Powering the EV Market: How Electricity Providers are Planning for the Future
Contributing Authors: ZETA Communications and Policy Teams with the support of our members
This policy brief discusses the key energy considerations associated with growing EV adoption in the United States. The passage of the Inflation Reduction Act (IRA) and the Infrastructure Investment and Jobs Act (IIJA) have significantly accelerated adoption of electric vehicles and planned deployment of electric vehicle charging infrastructure in the United States. These laws provided funding to support growth of domestic manufacturing and distribution of electric vehicles, as well as the construction of a nationwide electric vehicle charging network. The result of these laws and recently proposed regulatory actions on tailpipe emissions will be a significant shift from gasoline and diesel to electricity as a transportation fuel over the next decade. The challenge of delivering that electricity falls on the nation’s electricity providers, many of whom have been planning for this transition for years. This is a challenge they are prepared to meet. Electricity providers are experts in infrastructure development and have a history of working with federal, state, and local regulators to deliver affordable and reliable electricity to their customers.

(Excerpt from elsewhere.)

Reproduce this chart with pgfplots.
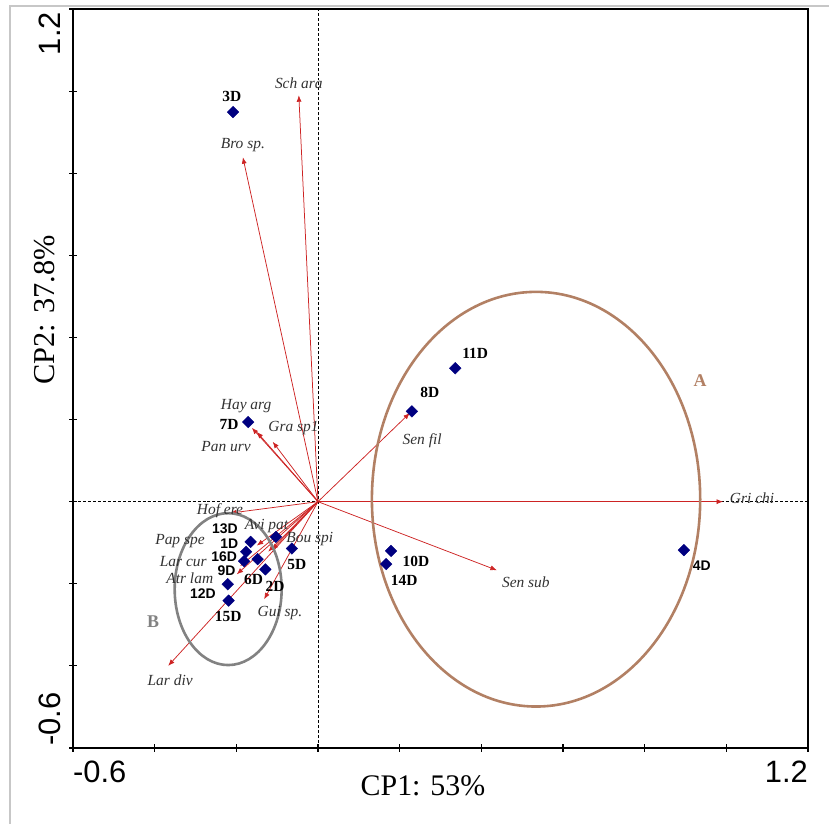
\documentclass[border=0pt]{standalone}
\usepackage{fontspec}
\setmainfont{Liberation Serif}
\newfontfamily\arial{Liberation Sans}
\usepackage{pgfplots}
\usepackage{pgfplotstable}
\pgfplotsset{compat=1.18}
\usetikzlibrary{arrows.meta}

\definecolor{vecred}{RGB}{205,35,35}
\definecolor{sitenavy}{RGB}{0,0,128}
\definecolor{grpA}{RGB}{178,128,100}
\definecolor{grpB}{RGB}{130,130,130}
\definecolor{sptext}{RGB}{50,50,50}

\tikzset{
  vec/.style={color=vecred, line width=0.75bp, mark=none,
    -{Latex[length=6.5bp,width=5bp]}},
  sp/.style={font=\fontsize{15.5}{15.5}\selectfont\itshape, text=sptext, inner sep=0pt},
  lbs/.style={font=\fontsize{15.5}{15.5}\selectfont\bfseries, inner sep=0pt},
  lba/.style={font=\fontsize{14}{14}\selectfont\arial\bfseries, inner sep=0pt},
}

% site scores (CP1, CP2)
\pgfplotstableread{
site x y
1D  -0.165 -0.098
2D  -0.129 -0.165
3D  -0.208  0.949
4D   0.896 -0.118
5D  -0.064 -0.114
6D  -0.148 -0.140
7D  -0.171  0.194
8D   0.230  0.220
9D  -0.181 -0.145
10D  0.179 -0.120
11D  0.336  0.325
12D -0.221 -0.201
13D -0.103 -0.086
14D  0.167 -0.152
15D -0.219 -0.241
16D -0.176 -0.122
}\sites

\begin{document}
\begin{tikzpicture}
\useasboundingbox (-73bp,-76bp) rectangle (756bp,748bp);
\draw[black!22, line width=2bp] (-63bp,-76bp) -- (-63bp,742bp) -- (756bp,742bp);

\begin{axis}[
  scale only axis, width=735bp, height=739bp,
  xmin=-0.6, xmax=1.2, ymin=-0.6, ymax=1.2,
  xtick={-0.6,-0.4,-0.2,0,0.2,0.4,0.6,0.8,1.0,1.2},
  ytick={-0.6,-0.4,-0.2,0,0.2,0.4,0.6,0.8,1.0,1.2},
  xticklabels={}, yticklabels={},
  xtick pos=bottom, ytick pos=left,
  tick align=center, major tick length=8bp,
  tick style={black, line width=1.2bp},
  axis line style={line width=2bp},
  clip=false,
]
% zero reference lines
\addplot[black, line width=0.6bp, densely dashed, mark=none] coordinates {(-0.6,0) (1.2,0)};
\addplot[black, line width=0.6bp, densely dashed, mark=none] coordinates {(0,-0.6) (0,1.2)};

% species vectors
\addplot[vec] coordinates {(0,0) (-0.047,0.990)};  % Sch ara
\addplot[vec] coordinates {(0,0) (-0.184,0.839)};  % Bro sp.
\addplot[vec] coordinates {(0,0) (-0.162,0.180)};  % Hay arg
\addplot[vec] coordinates {(0,0) (-0.150,0.170)};  % Pan urv
\addplot[vec] coordinates {(0,0) (-0.111,0.146)};  % Gra sp1
\addplot[vec] coordinates {(0,0) (-0.216,-0.028)}; % Hof ere
\addplot[vec] coordinates {(0,0) (-0.150,-0.107)}; % Pap spe
\addplot[vec] coordinates {(0,0) (-0.113,-0.118)}; % Avi pat
\addplot[vec] coordinates {(0,0) (-0.122,-0.122)}; % Bou spi
\addplot[vec] coordinates {(0,0) (-0.191,-0.157)}; % Lar cur
\addplot[vec] coordinates {(0,0) (-0.199,-0.177)}; % Atr lam
\addplot[vec] coordinates {(0,0) (-0.132,-0.238)}; % Gui sp.
\addplot[vec] coordinates {(0,0) (-0.367,-0.400)}; % Lar div
\addplot[vec] coordinates {(0,0) (0.225,0.216)};   % Sen fil
\addplot[vec] coordinates {(0,0) (0.438,-0.167)};  % Sen sub
\addplot[vec] coordinates {(0,0) (0.992,0.000)};   % Gri chi

% groups
\draw[grpA, line width=2.6bp] (axis cs:0.534,0.006) ellipse [x radius=0.402, y radius=0.505];
\draw[grpB, line width=2.6bp] (axis cs:-0.220,-0.213) ellipse [x radius=0.131, y radius=0.185];
\node[font=\fontsize{18}{18}\selectfont\bfseries, text=grpA] at (axis cs:0.936,0.294) {A};
\node[font=\fontsize{18}{18}\selectfont\bfseries, text=grpB] at (axis cs:-0.404,-0.293) {B};

% sites
\addplot[only marks, mark=square*, mark size=4.1bp, mark options={rotate=45, fill=sitenavy, draw=sitenavy}]
  table[x=x, y=y] {\sites};

% species names
\node[sp] at (axis cs:-0.047,1.019) {Sch ara};
\node[sp] at (axis cs:-0.184,0.868) {Bro sp.};
\node[sp] at (axis cs:-0.176,0.233) {Hay arg};
\node[sp] at (axis cs:-0.060,0.179) {Gra sp1};
\node[sp] at (axis cs:-0.225,0.134) {Pan urv};
\node[sp] at (axis cs:-0.240,-0.023) {Hof ere};
\node[sp] at (axis cs:-0.126,-0.059) {Avi pat};
\node[sp] at (axis cs:-0.338,-0.096) {Pap spe};
\node[sp] at (axis cs:-0.020,-0.091) {Bou spi};
\node[sp] at (axis cs:-0.330,-0.145) {Lar cur};
\node[sp] at (axis cs:-0.314,-0.186) {Atr lam};
\node[sp] at (axis cs:-0.093,-0.271) {Gui sp.};
\node[sp] at (axis cs:-0.362,-0.434) {Lar div};
\node[sp] at (axis cs:0.255,0.148) {Sen fil};
\node[sp] at (axis cs:0.509,-0.196) {Sen sub};
\node[sp] at (axis cs:1.063,0.009) {Gri chi};

% site names
\node[lbs] at (axis cs:-0.211,0.988) {3D};
\node[lbs] at (axis cs:-0.218,0.189) {7D};
\node[lbs] at (axis cs:0.274,0.265) {8D};
\node[lbs] at (axis cs:0.385,0.362) {11D};
\node[lbs] at (axis cs:0.240,-0.145) {10D};
\node[lbs] at (axis cs:0.211,-0.191) {14D};
\node[lba] at (axis cs:0.940,-0.157) {4D};
\node[lba] at (axis cs:-0.228,-0.067) {13D};
\node[lba] at (axis cs:-0.217,-0.103) {1D};
\node[lba] at (axis cs:-0.230,-0.135) {16D};
\node[lba] at (axis cs:-0.224,-0.168) {9D};
\node[lba] at (axis cs:-0.282,-0.223) {12D};
\node[lbs] at (axis cs:-0.220,-0.280) {15D};
\node[lbs] at (axis cs:-0.158,-0.189) {6D};
\node[lbs] at (axis cs:-0.105,-0.207) {2D};
\node[lbs] at (axis cs:-0.052,-0.154) {5D};
\end{axis}

% end-of-range tick numbers and axis titles
\begin{scope}[every node/.style={inner sep=0pt, font=\fontsize{31}{31}\selectfont\arial}]
\node[anchor=west] at (0bp,-24bp) {-0.6};
\node[anchor=east] at (735bp,-24bp) {1.2};
\node[rotate=90, anchor=east] at (-23bp,736bp) {1.2};
\node[rotate=90, anchor=west] at (-23bp,2bp) {-0.6};
\end{scope}
\node[inner sep=0pt, font=\fontsize{30}{30}\selectfont] at (350bp,-38bp) {CP1: 53\%};
\node[inner sep=0pt, rotate=90, font=\fontsize{30.5}{30.5}\selectfont] at (-28bp,438bp) {CP2: 37.8\%};
\end{tikzpicture}
\end{document}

This policy brief outlines several case studies that showcase the important role electricity providers play in simplifying widespread EV adoption by strengthening charging infrastructure, managing charging loads during peak energy demand periods, and supporting customers throughout their EV transition. The brief also highlights ways federal policymakers can support regulated electric companies in their efforts to grow energy generation and optimize distribution. Chief among these is proactively working to prepare the grid for future transportation electrification efforts while maintaining reliability, resiliency, and affordability for customers.